Tulumba
29 Haziran 2024 Cumartesi
Eee sen böyle bütün gün dükkanda mı oturuyorsun? Hiç gezip dolaşmıyor musun?
Bu soruyu farklı şekilde her aklına geldiğinde soruyor. Ben de her seferinde geçiştiriyorum.
İş güç var oğlum diyorum. Pazar günü gittik ya..
Bütün bir hafta da, bir pazar . Bak bir sürü koy varmış. Gitsek ya! Böyle ot gibi çalış çalış nereye kadar?
Her yaz tatilini benimle geçirip, Yeme, içme, yatma problemini benim evde kalarak çözmüş bu arkadaşım yine bana çok çalışmamam gerektiğini, parayı mezara mı götüreceğim sorunsalını kafama işleyip ,elini cebine atmadan gezip dolaşmanın derdinde.

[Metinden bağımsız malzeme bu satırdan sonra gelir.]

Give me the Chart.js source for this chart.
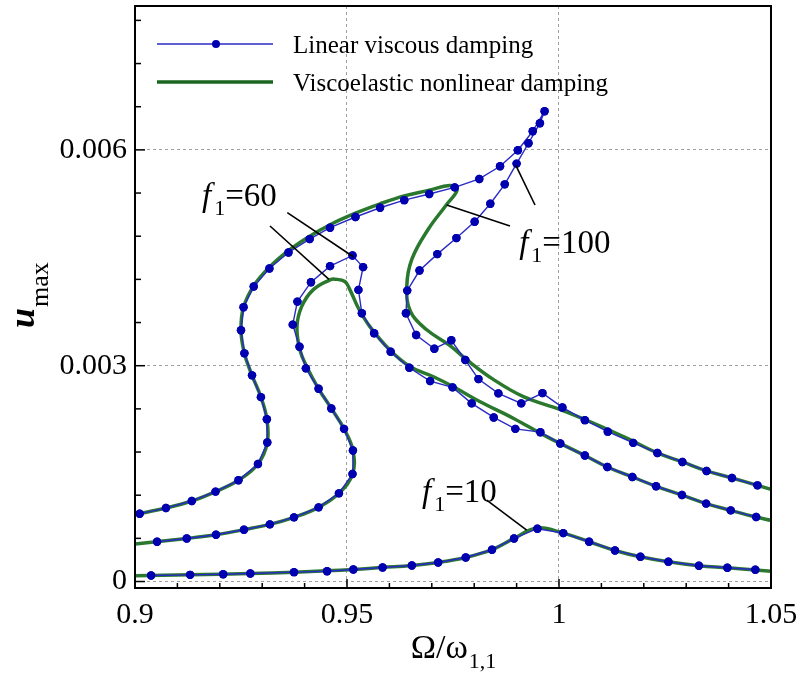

Oğlum, adam gözlüğünü bıraktı. Akşam alacak. mecburen bekleyeceğiz. Sen çık dolaş . bak millet denize giriyor. Sen de git belki ortamlara girersin diye yol gösteriyorum.
Omuz silkiyor.
Tek başına deniz’e mi girilir?
Haklı tabi. Eskiden olsa girerdi. Şimdi bu pahalılıkta denize girmeyi göze alamıyor. Migros’tan 2 bira, bir çerez, 1 sigara alsa, gitti günde 400-500 lira. Bir yol parası ile geldiği tatilde mecburen benim mesaime uymak zorunda kalıyor zavallı. İçi gitse bile burda beni beklemek zorunda.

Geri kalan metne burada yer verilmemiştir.